# Snotty Nose after exercise!



## oscarwild (12 June 2011)

My horse when she has been worked gets a a runny discharge from her nose after exercise and then once she cooled down etc and gets her feed the discharge becomes a think milky colour when she eating her tea.
To start off with I thought that she had perhaps caught a cold and excepted it to go away by now.  She has had it for about 2 months now.  At no point does the horse cough and only signs she has is that of the discharge from her nose.
I have contacted my vet who will be coming out sometime this wk to check her over but I just wondered if anyone had experienced anything similar.


----------



## Miss L Toe (13 June 2011)

You don't say if out at all (allergies) or if on hay which could be dusty, or of any new horses (disease), any cough or blowing down the nose during exercise. You have done the right thing getting the vet out as there are too many variables here.
To me a snotty nose is a thick slimy discharge.
Another type is a bit like a froth on coffee or tea you mention a milky froth.
Is she bolting the food, and what is she getting to eat, does she need hard feed at all, or is it to make sure she gets mins and vits?


----------



## annar (13 June 2011)

my horse gets the same recently and does blow down his nose when exercising aswell, (not frequently but def every ride) ill be interested to see what people think. 
his discharge can be slimy or white. annax


----------



## oscarwild (13 June 2011)

Sorry she's out 24/7 at the moment and she only gets a handful of chaff to get vits and mins in.  No she doesnt bolt her food.

The discharge is thick and milky coloured.  Reminds me of the consitancy of school glue. haha.

Vet coming out later on today so will see what said.  Vet thinking possibly a allergy but will know more once he been out to check her.

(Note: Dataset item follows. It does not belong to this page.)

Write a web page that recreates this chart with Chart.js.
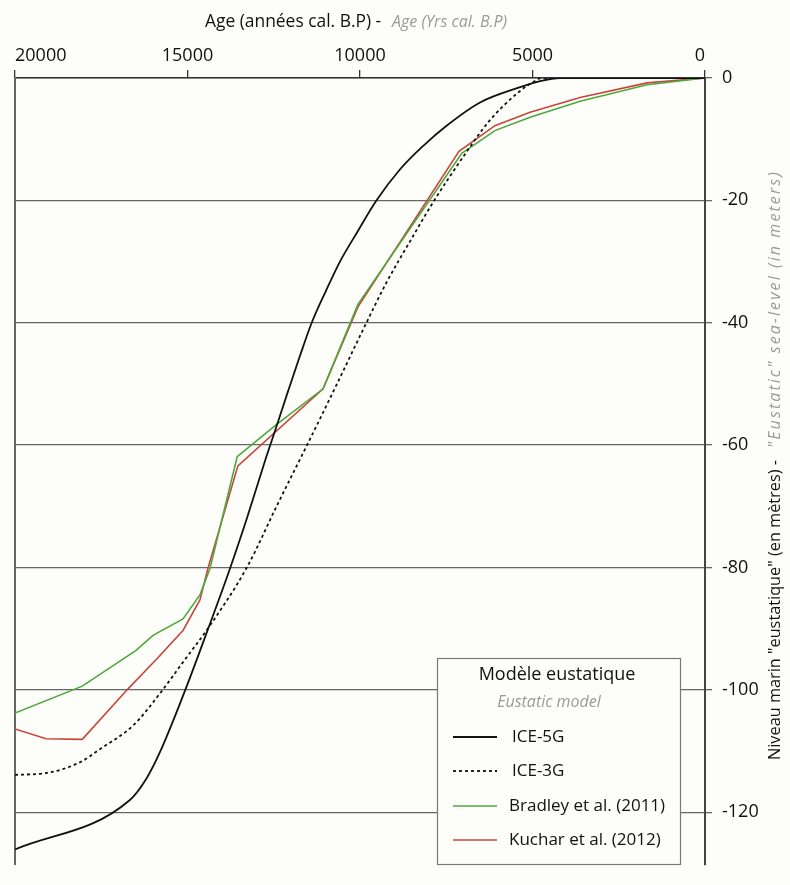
<!DOCTYPE html>
<html>
<head>
<meta charset="utf-8">
<script src="https://cdn.jsdelivr.net/npm/chart.js@4.4.1/dist/chart.umd.min.js"></script>
<style>
  html, body { margin: 0; padding: 0; background: #fdfdf9; }
  canvas { display: block; }
</style>
</head>
<body>
<canvas id="chart" width="790" height="885"></canvas>
<script>
// axes (ordre croissant : Chart.js aligne le premier/dernier label avec align 'inner')
const ageTicks = [0, 5000, 10000, 15000, 20000];
const levelTicks = [0, -20, -40, -60, -80, -100, -120];

// ICE-5G
const ice5gAge = [20000, 16670, 16180, 15800, 15070, 14440, 13770, 13280, 12720, 12400, 12080, 11740, 11400, 10980, 10580, 10060, 9520, 8850, 8150, 7490, 6520, 5360, 4780, 4200, 0];
const ice5gLevel = [-126.1, -118, -114.4, -110.2, -100.1, -90.6, -80.2, -72, -62, -56.6, -51.1, -45.4, -40, -34.7, -30, -25, -20, -15, -11, -7.8, -4, -1.5, -0.5, 0, 0];

// ICE-3G
const ice3gAge = [20000, 19100, 18100, 17540, 16570, 15800, 15120, 14350, 13280, 12400, 11500, 10650, 9900, 9230, 8550, 7880, 7000, 6250, 5400, 4900, 4750, 0];
const ice3gLevel = [-113.9, -113.6, -111.8, -109.7, -105.8, -100.6, -95.4, -89.5, -80, -69.8, -59.6, -49.8, -41, -33.4, -26.7, -20.3, -12.8, -7.0, -2.3, -0.4, 0, 0];

// Bradley et al. (2011)
const bradleyAge = [20000, 18050, 16500, 16000, 15130, 14640, 14350, 13560, 12460, 11070, 10060, 7050, 6090, 5070, 3620, 1680, 0];
const bradleyLevel = [-103.8, -99.4, -93.6, -91.1, -88.4, -84.5, -80.2, -61.9, -56.8, -50.8, -37.0, -12.3, -8.6, -6.4, -3.8, -1.1, 0];

// Kuchar et al. (2012)
const kucharAge = [20000, 19100, 18050, 16750, 15900, 15130, 14640, 14400, 13540, 11070, 10060, 7130, 6090, 5070, 3620, 1680, 0];
const kucharLevel = [-106.4, -108, -108.1, -100, -95, -90.3, -85.3, -80, -63.4, -50.8, -37.4, -12, -7.8, -5.6, -3.2, -0.8, 0];

const FONT = '"Open Sans", "Noto Sans", sans-serif';
const BG = '#fdfdf9';

const pts = (xs, ys) => xs.map((x, i) => ({ x: x, y: ys[i] }));

// taille de police pour qu'un texte occupe une longueur donnée
function fitFont(c, text, style, len) {
  c.font = style + '20px ' + FONT;
  const size = 20 * len / c.measureText(text).width;
  c.font = style + size.toFixed(1) + 'px ' + FONT;
}

const bgPlugin = {
  id: 'bg',
  beforeDraw(chart) {
    const c = chart.ctx;
    c.save();
    c.fillStyle = BG;
    c.fillRect(0, 0, chart.width, chart.height);
    c.restore();
  }
};

// titres bicolores + légende encadrée
const decoPlugin = {
  id: 'deco',
  afterDatasetsDraw(chart) {
    const c = chart.ctx;
    c.save();

    // titre du haut
    c.textBaseline = 'middle';
    c.textAlign = 'left';
    const t1 = 'Age (années cal. B.P) -';
    fitFont(c, t1, '', 176);
    c.fillStyle = '#111';
    c.fillText(t1, 205, 22);
    const t2 = 'Age (Yrs cal. B.P)';
    fitFont(c, t2, 'italic ', 115);
    c.fillStyle = '#9a9a9a';
    c.fillText(t2, 392, 22);

    // titre de droite (vertical)
    c.save();
    c.translate(775, 0);
    c.rotate(-Math.PI / 2);
    const r1 = 'Niveau marin "eustatique" (en mètres) -';
    fitFont(c, r1, '', 300);
    c.fillStyle = '#111';
    c.fillText(r1, -760, 0);
    // partie anglaise : petite italique, espacée pour garder la longueur
    const r2 = '"Eustatic" sea-level (in meters)';
    c.font = 'italic 16px ' + FONT;
    const rw2 = c.measureText(r2).width;
    if ('letterSpacing' in c) {
      c.letterSpacing = ((278 - rw2) / r2.length).toFixed(2) + 'px';
    }
    c.fillStyle = '#9a9a9a';
    c.fillText(r2, -448, 0);
    if ('letterSpacing' in c) c.letterSpacing = '0px';
    c.restore();

    // légende
    const bx = 437, by = 658, bw = 243, bh = 206;
    c.fillStyle = BG;
    c.fillRect(bx, by, bw, bh);
    c.strokeStyle = '#777';
    c.lineWidth = 1.2;
    c.strokeRect(bx + 0.5, by + 0.5, bw, bh);

    c.textAlign = 'center';
    c.font = '18px ' + FONT;
    c.fillStyle = '#111';
    c.fillText('Modèle eustatique', 557, 675);
    c.font = 'italic 16px ' + FONT;
    c.fillStyle = '#9a9a9a';
    c.fillText('Eustatic model', 549, 702);

    const rows = [737, 771, 806, 840];
    c.textAlign = 'left';
    chart.data.datasets.forEach((ds, i) => {
      const y = rows[i];
      c.beginPath();
      c.setLineDash(ds.borderDash || []);
      c.strokeStyle = ds.borderColor;
      c.lineWidth = ds.borderWidth;
      c.moveTo(453, y);
      c.lineTo(497, y);
      c.stroke();
      c.setLineDash([]);
      c.font = '17px ' + FONT;
      c.fillStyle = '#111';
      c.fillText(ds.label, i < 2 ? 512 : 509, y);
    });

    c.restore();
  }
};

new Chart(document.getElementById('chart'), {
  type: 'line',
  data: {
    datasets: [
      {
        label: 'ICE-5G',
        data: pts(ice5gAge, ice5gLevel),
        borderColor: '#111111',
        borderWidth: 1.8,
        pointRadius: 0,
        cubicInterpolationMode: 'monotone'
      },
      {
        label: 'ICE-3G',
        data: pts(ice3gAge, ice3gLevel),
        borderColor: '#111111',
        borderWidth: 1.8,
        borderDash: [3, 3],
        pointRadius: 0,
        cubicInterpolationMode: 'monotone'
      },
      {
        label: 'Bradley et al. (2011)',
        data: pts(bradleyAge, bradleyLevel),
        borderColor: '#4da83d',
        borderWidth: 1.6,
        pointRadius: 0,
        tension: 0
      },
      {
        label: 'Kuchar et al. (2012)',
        data: pts(kucharAge, kucharLevel),
        borderColor: '#c9453b',
        borderWidth: 1.6,
        pointRadius: 0,
        tension: 0
      }
    ]
  },
  options: {
    responsive: false,
    animation: false,
    layout: { padding: 0 },
    plugins: {
      legend: { display: false },
      tooltip: { enabled: false }
    },
    scales: {
      x: {
        type: 'linear',
        position: 'top',
        reverse: true,
        min: 0,
        max: 20000,
        afterBuildTicks: s => { s.ticks = ageTicks.map(v => ({ value: v })); },
        afterFit: s => { s.height = 78; },
        grid: { drawOnChartArea: false, drawTicks: true, tickLength: 8, color: '#333', lineWidth: 1.3 },
        border: { color: '#333', width: 1.5 },
        ticks: {
          font: { family: FONT, size: 18 },
          color: '#111',
          padding: 3,
          align: 'inner',
          maxRotation: 0,
          callback: v => String(v)
        }
      },
      y: {
        type: 'linear',
        position: 'right',
        min: -128.5,
        max: 0,
        afterBuildTicks: s => { s.ticks = levelTicks.map(v => ({ value: v })); },
        afterFit: s => { s.width = 85; },
        grid: { color: '#666', lineWidth: 1.3, drawTicks: true, tickLength: 7 },
        border: { color: '#444', width: 2 },
        ticks: {
          font: { family: FONT, size: 18 },
          color: '#111',
          padding: 10
        }
      },
      yLeft: {
        type: 'linear',
        position: 'left',
        min: -128.5,
        max: 0,
        afterFit: s => { s.width = 15; },
        grid: { drawOnChartArea: false, drawTicks: false },
        border: { color: '#666', width: 2 },
        ticks: { display: false }
      }
    }
  },
  plugins: [bgPlugin, decoPlugin]
});
</script>
</body>
</html>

Will work her before vet turns up and have her back to yard for when vet arrives.  On vet instructions.


----------



## turkana (13 June 2011)

I had a horse who did the same, she used to get a thick snotty discharge after exercise, we had the vet out who listened to her lungs which were fine, he advised us to carry on as she was well in herself.
She team chased for several years & always finished full of running, so I think she just produced a lot of snot, she lived out full time & only coughed if she had hay whilst in the stable, if she had hay in the field she didn't cough.


----------



## oscarwild (14 June 2011)

Well vet came to see my horse and he thinks the snot has been caused by a mild pollen allergy.  
As she still fine in herself bar the snot we are not going to do anything unless she gets worse.  Will try a nose net and see how she goes but unless she shows more progressive symptoms then we'll leave it alone.


----------



## ATrueClassAct (15 June 2011)

My horse does this when she gets herself excited. She also actually has nosebleeds too when she starts snorting too much with excitement when jumping. I've been told it's normal since it's barely any blood and she's just gets herself worked up for no reason. But when she's out of work and not getting excited she never has them. Strange creature...


----------